[Work to complete]
Pictures should be excluded; otherwise, copy every entry exactly.

——

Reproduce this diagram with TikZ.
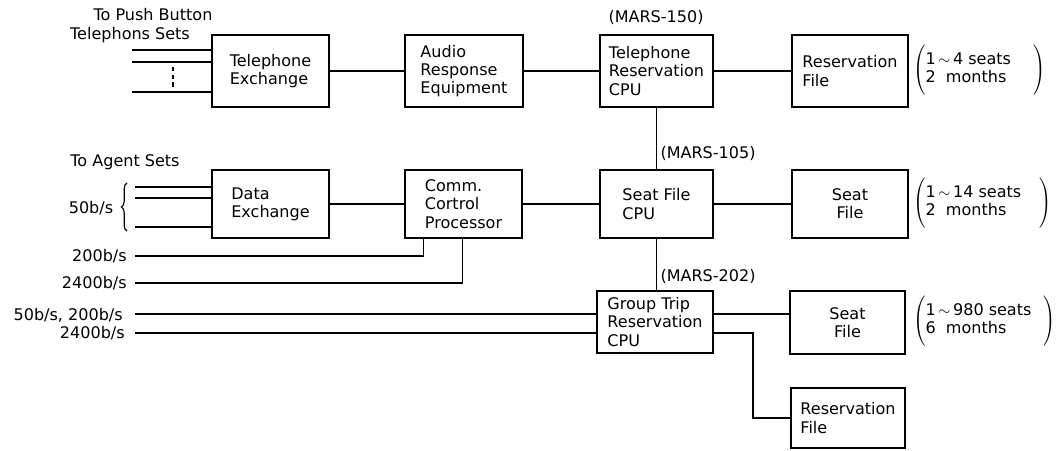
\documentclass[tikz,border=0pt]{standalone}
\usepackage{fontspec}
\setmainfont{DejaVu Sans}
\usepackage{tikz}
\usetikzlibrary{calc, decorations.pathreplacing}

\tikzset{
  unit/.style={draw, line width=1.2pt, inner sep=2pt, align=left},
  link/.style={line width=0.9pt},
  rate/.style={anchor=east, inner sep=0pt},
  note/.style={anchor=west, inner sep=0pt}
}
\newcommand{\seatspan}[3]{$\left(\vrule height 19pt depth 17pt width 0pt\begin{tabular}{@{}p{#1}@{}}1\,$\sim$\,#2 seats\\#3\ \ months\end{tabular}\right)$}

\begin{document}
\begin{tikzpicture}[x=0.025cm, y=-0.025cm, font=\fontsize{11.4}{13}\selectfont]
  \useasboundingbox (0,0) rectangle (1059,450);

  % upper row: telephone path
  \node[unit, minimum width=2.925cm, minimum height=1.8cm] (tex) at (270.5,71) {Telephone\\Exchange};
  \node[unit, minimum width=2.95cm, minimum height=1.8cm] (are) at (464,71) {Audio\\Response\\Equipment};
  \node[unit, minimum width=2.825cm, minimum height=1.8cm] (trcpu) at (656.5,71) {Telephone\\Reservation\\CPU};
  \node[unit, minimum width=2.9cm, minimum height=1.8cm] (rfile) at (850,71) {Reservation\\File};
  \node (mars150) at (656,17) {(MARS-150)};
  \node[note] (note1) at (913,71) {\seatspan{2.7cm}{4}{2}};

  % middle row: agent path
  \node[unit, minimum width=2.925cm, minimum height=1.7cm] (dex) at (270.5,204) {Data\\Exchange};
  \node[unit, minimum width=2.925cm, minimum height=1.7cm] (ccp) at (463.5,204) {Comm.\\Cortrol\\Processor};
  \node[unit, minimum width=2.825cm, minimum height=1.7cm] (sfcpu) at (656.5,204) {Seat File\\CPU};
  \node[unit, minimum width=2.9cm, minimum height=1.7cm, align=center] (sfile) at (850,204) {Seat\\File};
  \node (mars105) at (708,153) {(MARS-105)};
  \node[note] (note2) at (913,204) {\seatspan{2.85cm}{14}{2}};

  % lower row: group trip path
  \node[unit, minimum width=2.9cm, minimum height=1.55cm] (gtcpu) at (655,322) {Group Trip\\Reservation\\CPU};
  \node[unit, minimum width=2.875cm, minimum height=1.575cm, align=center] (sfile2) at (847.5,322.5) {Seat\\File};
  \node[unit, minimum width=2.85cm, minimum height=1.5cm] (rfile2) at (848,418) {Reservation\\File};
  \node (mars202) at (708,276) {(MARS-202)};
  \node[note] (note3) at (913,322) {\seatspan{2.95cm}{980}{6}};

  % left side labels
  \node (push) at (153,15) {To Push Button};
  \node (tsets) at (130,35) {Telephons Sets};
  \node (agent) at (125,162) {To Agent Sets};
  \node (r50) at (91,208) {50b/s};
  \node[rate] (r200) at (127,256) {200b/s};
  \node[rate] (r2400) at (127,283) {2400b/s};
  \node[rate] (r50b) at (123,315) {50b/s, 200b/s};
  \node[rate] (r2400b) at (125,333) {2400b/s};

  % free ends of the incoming lines
  \coordinate (p1) at (132,50);
  \coordinate (p2) at (132,62);
  \coordinate (p3) at (132,92);
  \coordinate (a1) at (135,187);
  \coordinate (a2) at (135,198);
  \coordinate (a3) at (135,227);
  \coordinate (b1) at (135,256);
  \coordinate (b2) at (135,283);
  \coordinate (g1) at (135,314);
  \coordinate (g2) at (135,333);

  \foreach \p in {p1,p2,p3,a1,a2,a3}
    \draw[link] (\p) -- (\p -| tex.west);
  \draw[line width=1.4pt, dash pattern=on 3pt off 2.5pt] (173,67) -- (173,89);
  \draw[line width=0.8pt, decorate, decoration={brace, amplitude=4pt}] (127,231) -- (127,183);

  \draw[link] (tex) -- (are);
  \draw[link] (are) -- (trcpu);
  \draw[link] (trcpu) -- (rfile);
  \draw[link] (trcpu) -- (sfcpu);
  \draw[link] (dex) -- (ccp);
  \draw[link] (ccp) -- (sfcpu);
  \draw[link] (sfcpu) -- (sfile);
  \draw[link] (sfcpu.south) -- (sfcpu.south |- gtcpu.north);
  \draw[link] (b1) -| ($(ccp.south west)+(19,0)$);
  \draw[link] (b2) -| ($(ccp.south west)+(58,0)$);
  \draw[link] (g1) -- (g1 -| gtcpu.west);
  \draw[link] (g2) -- (g2 -| gtcpu.west);
  \draw[link] (gtcpu.east |- g1) -- (sfile2.west |- g1);
  \draw[link] (gtcpu.east |- g2) -- ++(39,0) |- (rfile2.west);
\end{tikzpicture}
\end{document}
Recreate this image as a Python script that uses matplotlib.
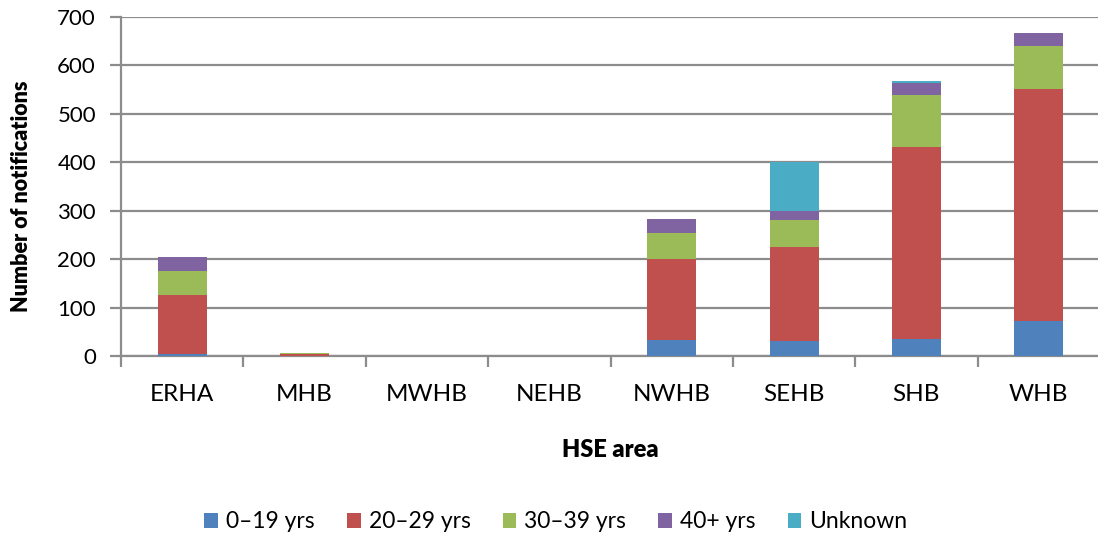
import numpy as np
import matplotlib.pyplot as plt

areas = ['ERHA', 'MHB', 'MWHB', 'NEHB', 'NWHB', 'SEHB', 'SHB', 'WHB']
age_groups = ['0\u201319 yrs', '20\u201329 yrs', '30\u201339 yrs', '40+ yrs', 'Unknown']

age_0_19 = [5, 0, 0, 0, 33, 31, 35, 72]
age_20_29 = [121, 5, 0, 0, 168, 194, 396, 479]
age_30_39 = [50, 1, 0, 0, 54, 55, 107, 90]
age_40_plus = [28, 0, 0, 0, 28, 19, 26, 25]
unknown = [1, 0, 0, 0, 0, 101, 4, 0]

colors = ['#4F81BD', '#C0504D', '#9BBB59', '#8064A2', '#4BACC6']

plt.rcParams['font.family'] = ['Lato', 'DejaVu Sans']

fig = plt.figure(figsize=(10.98, 5.39), dpi=100)
ax = fig.add_axes([121 / 1098, 1 - 356 / 539, (1100 - 121) / 1098, (356 - 17) / 539])

x = np.arange(len(areas))
bottom = np.zeros(len(areas))
for vals, lab, col in zip([age_0_19, age_20_29, age_30_39, age_40_plus, unknown], age_groups, colors):
    ax.bar(x, vals, width=0.4, bottom=bottom, color=col, label=lab, zorder=3)
    bottom += np.array(vals)

ax.set_xlim(-0.5, len(areas) - 0.5)
ax.set_ylim(0, 700)
ax.set_yticks(range(0, 701, 100))
ax.grid(axis='y', color='#8c8c8c', linewidth=1.6, zorder=0)

ax.set_xticks(x)
ax.set_xticklabels(areas, fontsize=17.5)
ax.set_xticks(np.arange(-0.5, len(areas), 1), minor=True)
ax.tick_params(axis='x', which='major', length=0, pad=20)
ax.tick_params(axis='x', which='minor', length=8, width=1.6, color='#8c8c8c')
ax.tick_params(axis='y', length=8, width=1.6, color='#8c8c8c', labelsize=16, pad=10)

for side in ['top', 'right']:
    ax.spines[side].set_visible(False)
for side in ['left', 'bottom']:
    ax.spines[side].set_color('#8c8c8c')
    ax.spines[side].set_linewidth(1.6)

# axis titles placed directly so the rotated label lands where the original one is
fig.text(22 / 1098, 1 - 196 / 539, 'Number of notifications', rotation=90, ha='center', va='center',
         fontsize=15.5, fontweight='heavy')
ax.set_xlabel('HSE area', fontsize=17, fontweight='heavy', va='center')
ax.xaxis.set_label_coords(0.5, (356 - 450) / 339)

fig.legend(loc='center', bbox_to_anchor=(556 / 1098, 1 - 522 / 539), ncol=5, frameon=False,
           fontsize=16.5, handlelength=0.6, handleheight=0.6, handletextpad=0.35, columnspacing=1.4)

fig.savefig('out.png', dpi=100)
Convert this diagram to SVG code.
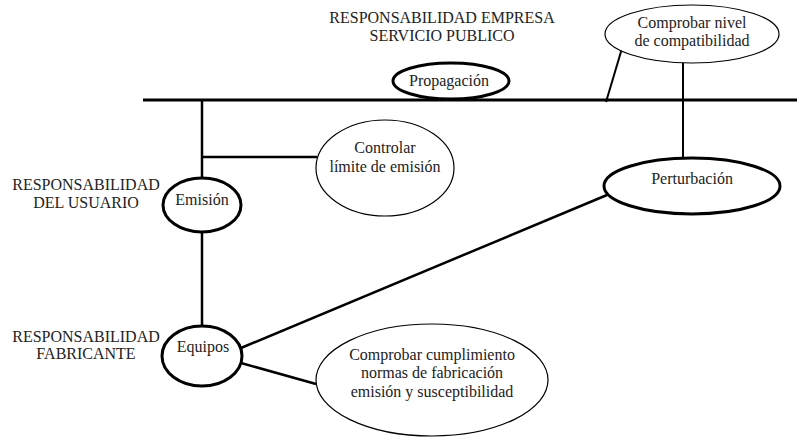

——

[Solution to the problem]
Reproduce this diagram with TikZ.
\documentclass[tikz,border=0pt]{standalone}
\usepackage{fontspec}
\setmainfont{DejaVu Sans}
\usepackage{tikz}
\usetikzlibrary{calc, decorations.pathreplacing}

\tikzset{
  unit/.style={draw, line width=1.2pt, inner sep=2pt, align=left},
  link/.style={line width=0.9pt},
  rate/.style={anchor=east, inner sep=0pt},
  note/.style={anchor=west, inner sep=0pt}
}
\newcommand{\seatspan}[3]{$\left(\vrule height 19pt depth 17pt width 0pt\begin{tabular}{@{}p{#1}@{}}1\,$\sim$\,#2 seats\\#3\ \ months\end{tabular}\right)$}

\begin{document}
\begin{tikzpicture}[x=0.025cm, y=-0.025cm, font=\fontsize{11.4}{13}\selectfont]
  \useasboundingbox (0,0) rectangle (1059,450);

  % upper row: telephone path
  \node[unit, minimum width=2.925cm, minimum height=1.8cm] (tex) at (270.5,71) {Telephone\\Exchange};
  \node[unit, minimum width=2.95cm, minimum height=1.8cm] (are) at (464,71) {Audio\\Response\\Equipment};
  \node[unit, minimum width=2.825cm, minimum height=1.8cm] (trcpu) at (656.5,71) {Telephone\\Reservation\\CPU};
  \node[unit, minimum width=2.9cm, minimum height=1.8cm] (rfile) at (850,71) {Reservation\\File};
  \node (mars150) at (656,17) {(MARS-150)};
  \node[note] (note1) at (913,71) {\seatspan{2.7cm}{4}{2}};

  % middle row: agent path
  \node[unit, minimum width=2.925cm, minimum height=1.7cm] (dex) at (270.5,204) {Data\\Exchange};
  \node[unit, minimum width=2.925cm, minimum height=1.7cm] (ccp) at (463.5,204) {Comm.\\Cortrol\\Processor};
  \node[unit, minimum width=2.825cm, minimum height=1.7cm] (sfcpu) at (656.5,204) {Seat File\\CPU};
  \node[unit, minimum width=2.9cm, minimum height=1.7cm, align=center] (sfile) at (850,204) {Seat\\File};
  \node (mars105) at (708,153) {(MARS-105)};
  \node[note] (note2) at (913,204) {\seatspan{2.85cm}{14}{2}};

  % lower row: group trip path
  \node[unit, minimum width=2.9cm, minimum height=1.55cm] (gtcpu) at (655,322) {Group Trip\\Reservation\\CPU};
  \node[unit, minimum width=2.875cm, minimum height=1.575cm, align=center] (sfile2) at (847.5,322.5) {Seat\\File};
  \node[unit, minimum width=2.85cm, minimum height=1.5cm] (rfile2) at (848,418) {Reservation\\File};
  \node (mars202) at (708,276) {(MARS-202)};
  \node[note] (note3) at (913,322) {\seatspan{2.95cm}{980}{6}};

  % left side labels
  \node (push) at (153,15) {To Push Button};
  \node (tsets) at (130,35) {Telephons Sets};
  \node (agent) at (125,162) {To Agent Sets};
  \node (r50) at (91,208) {50b/s};
  \node[rate] (r200) at (127,256) {200b/s};
  \node[rate] (r2400) at (127,283) {2400b/s};
  \node[rate] (r50b) at (123,315) {50b/s, 200b/s};
  \node[rate] (r2400b) at (125,333) {2400b/s};

  % free ends of the incoming lines
  \coordinate (p1) at (132,50);
  \coordinate (p2) at (132,62);
  \coordinate (p3) at (132,92);
  \coordinate (a1) at (135,187);
  \coordinate (a2) at (135,198);
  \coordinate (a3) at (135,227);
  \coordinate (b1) at (135,256);
  \coordinate (b2) at (135,283);
  \coordinate (g1) at (135,314);
  \coordinate (g2) at (135,333);

  \foreach \p in {p1,p2,p3,a1,a2,a3}
    \draw[link] (\p) -- (\p -| tex.west);
  \draw[line width=1.4pt, dash pattern=on 3pt off 2.5pt] (173,67) -- (173,89);
  \draw[line width=0.8pt, decorate, decoration={brace, amplitude=4pt}] (127,231) -- (127,183);

  \draw[link] (tex) -- (are);
  \draw[link] (are) -- (trcpu);
  \draw[link] (trcpu) -- (rfile);
  \draw[link] (trcpu) -- (sfcpu);
  \draw[link] (dex) -- (ccp);
  \draw[link] (ccp) -- (sfcpu);
  \draw[link] (sfcpu) -- (sfile);
  \draw[link] (sfcpu.south) -- (sfcpu.south |- gtcpu.north);
  \draw[link] (b1) -| ($(ccp.south west)+(19,0)$);
  \draw[link] (b2) -| ($(ccp.south west)+(58,0)$);
  \draw[link] (g1) -- (g1 -| gtcpu.west);
  \draw[link] (g2) -- (g2 -| gtcpu.west);
  \draw[link] (gtcpu.east |- g1) -- (sfile2.west |- g1);
  \draw[link] (gtcpu.east |- g2) -- ++(39,0) |- (rfile2.west);
\end{tikzpicture}
\end{document}
Recreate this image as a Python script that uses matplotlib.
import numpy as np
import matplotlib.pyplot as plt

areas = ['ERHA', 'MHB', 'MWHB', 'NEHB', 'NWHB', 'SEHB', 'SHB', 'WHB']
age_groups = ['0\u201319 yrs', '20\u201329 yrs', '30\u201339 yrs', '40+ yrs', 'Unknown']

age_0_19 = [5, 0, 0, 0, 33, 31, 35, 72]
age_20_29 = [121, 5, 0, 0, 168, 194, 396, 479]
age_30_39 = [50, 1, 0, 0, 54, 55, 107, 90]
age_40_plus = [28, 0, 0, 0, 28, 19, 26, 25]
unknown = [1, 0, 0, 0, 0, 101, 4, 0]

colors = ['#4F81BD', '#C0504D', '#9BBB59', '#8064A2', '#4BACC6']

plt.rcParams['font.family'] = ['Lato', 'DejaVu Sans']

fig = plt.figure(figsize=(10.98, 5.39), dpi=100)
ax = fig.add_axes([121 / 1098, 1 - 356 / 539, (1100 - 121) / 1098, (356 - 17) / 539])

x = np.arange(len(areas))
bottom = np.zeros(len(areas))
for vals, lab, col in zip([age_0_19, age_20_29, age_30_39, age_40_plus, unknown], age_groups, colors):
    ax.bar(x, vals, width=0.4, bottom=bottom, color=col, label=lab, zorder=3)
    bottom += np.array(vals)

ax.set_xlim(-0.5, len(areas) - 0.5)
ax.set_ylim(0, 700)
ax.set_yticks(range(0, 701, 100))
ax.grid(axis='y', color='#8c8c8c', linewidth=1.6, zorder=0)

ax.set_xticks(x)
ax.set_xticklabels(areas, fontsize=17.5)
ax.set_xticks(np.arange(-0.5, len(areas), 1), minor=True)
ax.tick_params(axis='x', which='major', length=0, pad=20)
ax.tick_params(axis='x', which='minor', length=8, width=1.6, color='#8c8c8c')
ax.tick_params(axis='y', length=8, width=1.6, color='#8c8c8c', labelsize=16, pad=10)

for side in ['top', 'right']:
    ax.spines[side].set_visible(False)
for side in ['left', 'bottom']:
    ax.spines[side].set_color('#8c8c8c')
    ax.spines[side].set_linewidth(1.6)

# axis titles placed directly so the rotated label lands where the original one is
fig.text(22 / 1098, 1 - 196 / 539, 'Number of notifications', rotation=90, ha='center', va='center',
         fontsize=15.5, fontweight='heavy')
ax.set_xlabel('HSE area', fontsize=17, fontweight='heavy', va='center')
ax.xaxis.set_label_coords(0.5, (356 - 450) / 339)

fig.legend(loc='center', bbox_to_anchor=(556 / 1098, 1 - 522 / 539), ncol=5, frameon=False,
           fontsize=16.5, handlelength=0.6, handleheight=0.6, handletextpad=0.35, columnspacing=1.4)

fig.savefig('out.png', dpi=100)
Convert this diagram to SVG code.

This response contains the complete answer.